[Records excerpted from a collection]
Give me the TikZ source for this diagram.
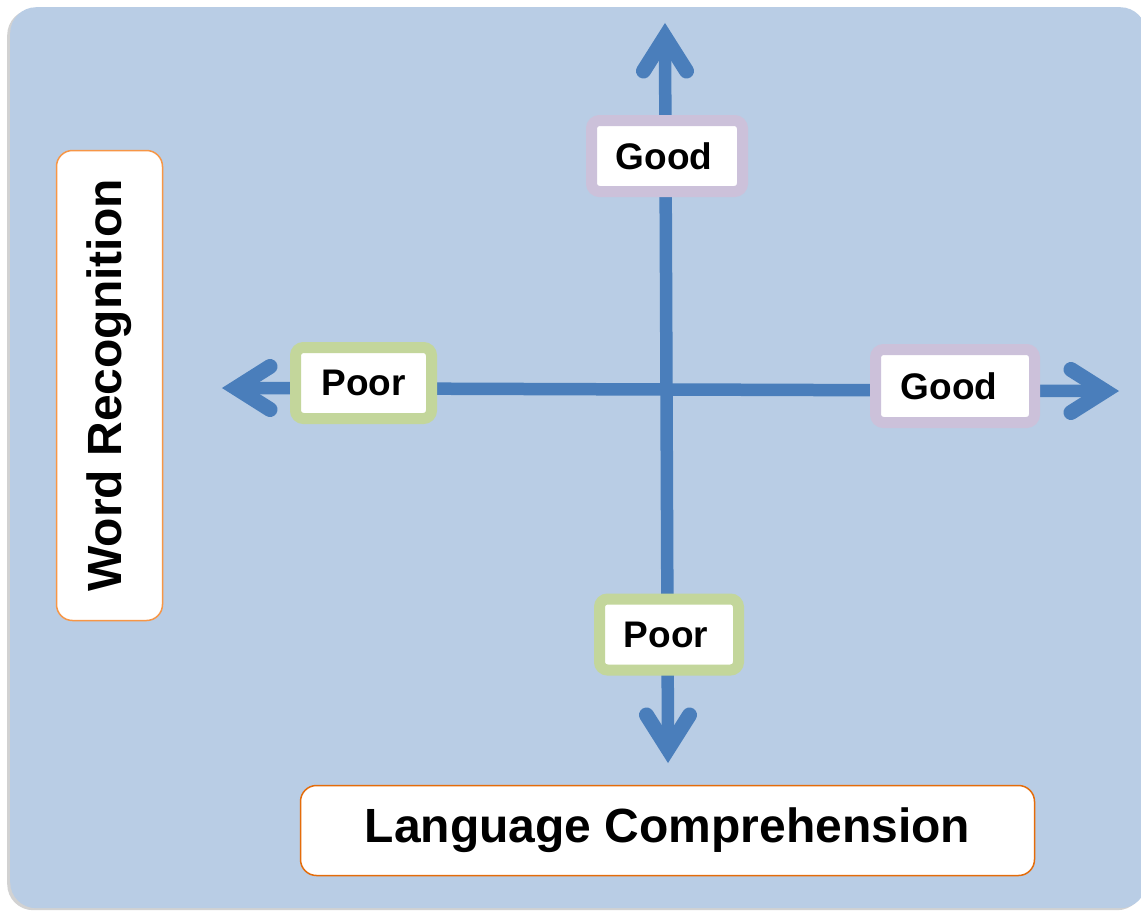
\documentclass[tikz,border=0pt]{standalone}
\usepackage{fontspec}
\setmainfont{Liberation Sans}
\usetikzlibrary{shadows}
\definecolor{bgblue}{HTML}{B9CDE5}
\definecolor{axisblue}{HTML}{4A7EBB}
\definecolor{lavender}{HTML}{CCC1DA}
\definecolor{lightgreen}{HTML}{C3D69B}
\definecolor{orangeA}{HTML}{F79646}
\definecolor{orangeB}{HTML}{E46C0A}
\tikzset{
  axis/.style={draw=axisblue, line width=12.5pt},
  head/.pic={\draw[axisblue, line width=15pt, line cap=round, line join=miter] (-34,-21.5) -- (0,0) -- (-34,21.5);},
  tag/.style={fill=white, line width=11pt, rounded corners=8pt, inner sep=0pt,
    minimum width=#1, minimum height=71pt, font=\fontsize{37}{42}\selectfont\bfseries},
  goodtag/.style={tag=#1, draw=lavender},
  poortag/.style={tag=#1, draw=lightgreen},
  titlebox/.style={fill=white, rounded corners=16pt, inner sep=0pt,
    font=\fontsize{48}{54}\selectfont\bfseries}
}
\begin{document}
\begin{tikzpicture}[x=1pt,y=-1pt]
  \useasboundingbox (0,0) rectangle (1141,911);
  \fill[white] (0,0) rectangle (1141,911);
  \node[draw=none, fill=bgblue, rounded corners=26pt, minimum width=1136pt, minimum height=901pt,
        drop shadow={shadow xshift=-3pt, shadow yshift=-2pt, opacity=0.35, fill=gray}, anchor=north west, inner sep=0pt]
        (bg) at (10,7) {};
  % axes (coordinates at the inner point of each arrow tip)
  \coordinate (T) at (665,37);
  \coordinate (B) at (668,749);
  \coordinate (L) at (236,388);
  \coordinate (R) at (1105,391);
  \draw[axis] (B) -- (T);
  \draw[axis] (L) -- (R);
  \pic[rotate=90] at (T) {head};
  \pic[rotate=-90] at (B) {head};
  \pic[rotate=180] at (L) {head};
  \pic at (R) {head};
  % tags
  \node[goodtag=151pt] (good1) at (667,156) {\hspace*{-6pt}Good};
  \node[poortag=136pt] (poor1) at (363.5,383) {Poor};
  \node[goodtag=159pt, minimum height=73pt] (good2) at (955,386) {\hspace*{-12pt}Good};
  \node[poortag=139pt] (poor2) at (669,634.5) {\hspace*{-6pt}Poor};
  % titles
  \node[titlebox, draw=orangeA, line width=1.5pt, minimum width=106pt, minimum height=470pt] (wr) at (109.5,385.5) {};
  \node[rotate=90, font=\fontsize{48}{54}\selectfont\bfseries] (wrt) at (wr.center) {Word Recognition};
  \node[titlebox, draw=orangeB, line width=1.5pt, minimum width=734pt, minimum height=90pt] (lc) at (667.5,830.5) {Language Comprehension};
\end{tikzpicture}
\end{document}
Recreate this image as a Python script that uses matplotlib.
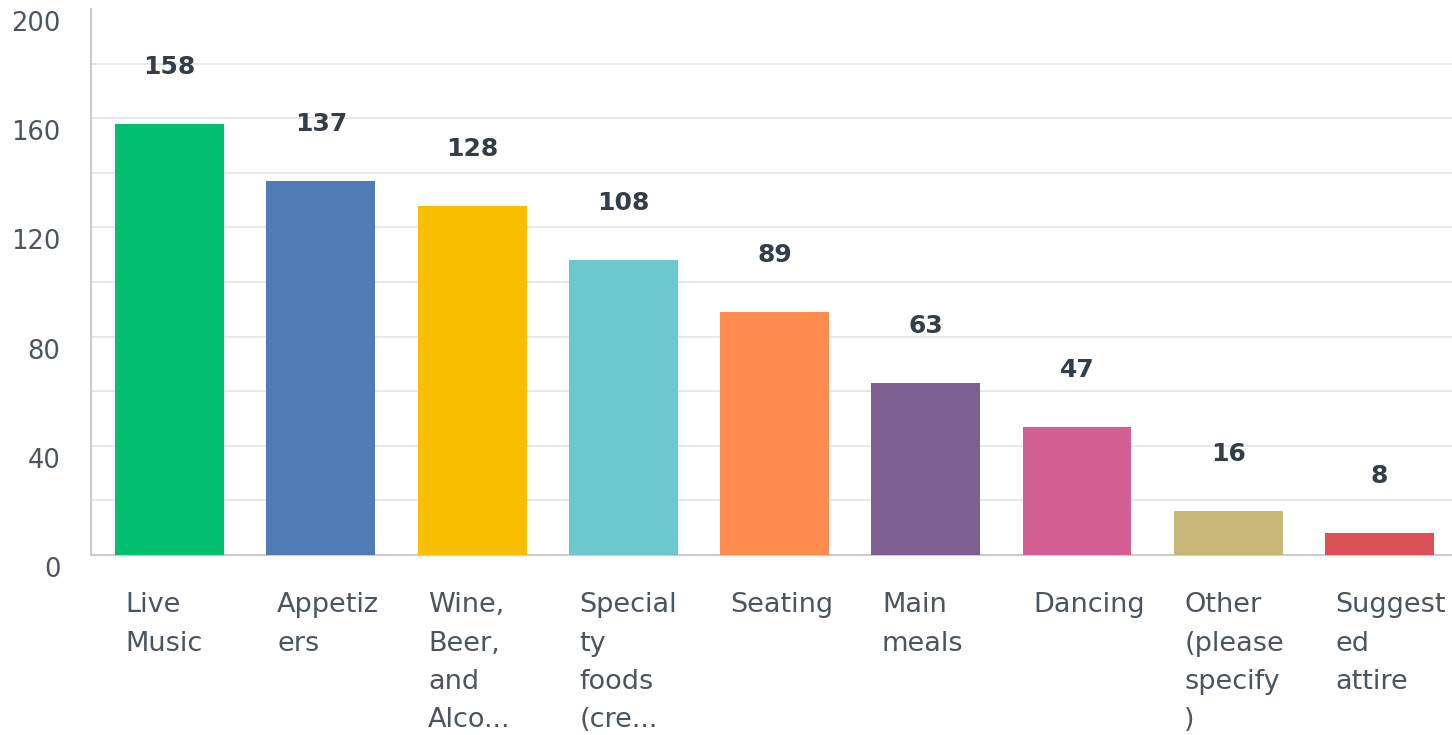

→ **SET EXERCISE**:
Omit pictures; set down the rest of the material word for word.

→ **RIGHT ANSWER**:
Give me the TikZ source for this diagram.
\documentclass[tikz,border=0pt]{standalone}
\usepackage{fontspec}
\setmainfont{Liberation Sans}
\usetikzlibrary{shadows}
\definecolor{bgblue}{HTML}{B9CDE5}
\definecolor{axisblue}{HTML}{4A7EBB}
\definecolor{lavender}{HTML}{CCC1DA}
\definecolor{lightgreen}{HTML}{C3D69B}
\definecolor{orangeA}{HTML}{F79646}
\definecolor{orangeB}{HTML}{E46C0A}
\tikzset{
  axis/.style={draw=axisblue, line width=12.5pt},
  head/.pic={\draw[axisblue, line width=15pt, line cap=round, line join=miter] (-34,-21.5) -- (0,0) -- (-34,21.5);},
  tag/.style={fill=white, line width=11pt, rounded corners=8pt, inner sep=0pt,
    minimum width=#1, minimum height=71pt, font=\fontsize{37}{42}\selectfont\bfseries},
  goodtag/.style={tag=#1, draw=lavender},
  poortag/.style={tag=#1, draw=lightgreen},
  titlebox/.style={fill=white, rounded corners=16pt, inner sep=0pt,
    font=\fontsize{48}{54}\selectfont\bfseries}
}
\begin{document}
\begin{tikzpicture}[x=1pt,y=-1pt]
  \useasboundingbox (0,0) rectangle (1141,911);
  \fill[white] (0,0) rectangle (1141,911);
  \node[draw=none, fill=bgblue, rounded corners=26pt, minimum width=1136pt, minimum height=901pt,
        drop shadow={shadow xshift=-3pt, shadow yshift=-2pt, opacity=0.35, fill=gray}, anchor=north west, inner sep=0pt]
        (bg) at (10,7) {};
  % axes (coordinates at the inner point of each arrow tip)
  \coordinate (T) at (665,37);
  \coordinate (B) at (668,749);
  \coordinate (L) at (236,388);
  \coordinate (R) at (1105,391);
  \draw[axis] (B) -- (T);
  \draw[axis] (L) -- (R);
  \pic[rotate=90] at (T) {head};
  \pic[rotate=-90] at (B) {head};
  \pic[rotate=180] at (L) {head};
  \pic at (R) {head};
  % tags
  \node[goodtag=151pt] (good1) at (667,156) {\hspace*{-6pt}Good};
  \node[poortag=136pt] (poor1) at (363.5,383) {Poor};
  \node[goodtag=159pt, minimum height=73pt] (good2) at (955,386) {\hspace*{-12pt}Good};
  \node[poortag=139pt] (poor2) at (669,634.5) {\hspace*{-6pt}Poor};
  % titles
  \node[titlebox, draw=orangeA, line width=1.5pt, minimum width=106pt, minimum height=470pt] (wr) at (109.5,385.5) {};
  \node[rotate=90, font=\fontsize{48}{54}\selectfont\bfseries] (wrt) at (wr.center) {Word Recognition};
  \node[titlebox, draw=orangeB, line width=1.5pt, minimum width=734pt, minimum height=90pt] (lc) at (667.5,830.5) {Language Comprehension};
\end{tikzpicture}
\end{document}
Recreate this image as a Python script that uses matplotlib.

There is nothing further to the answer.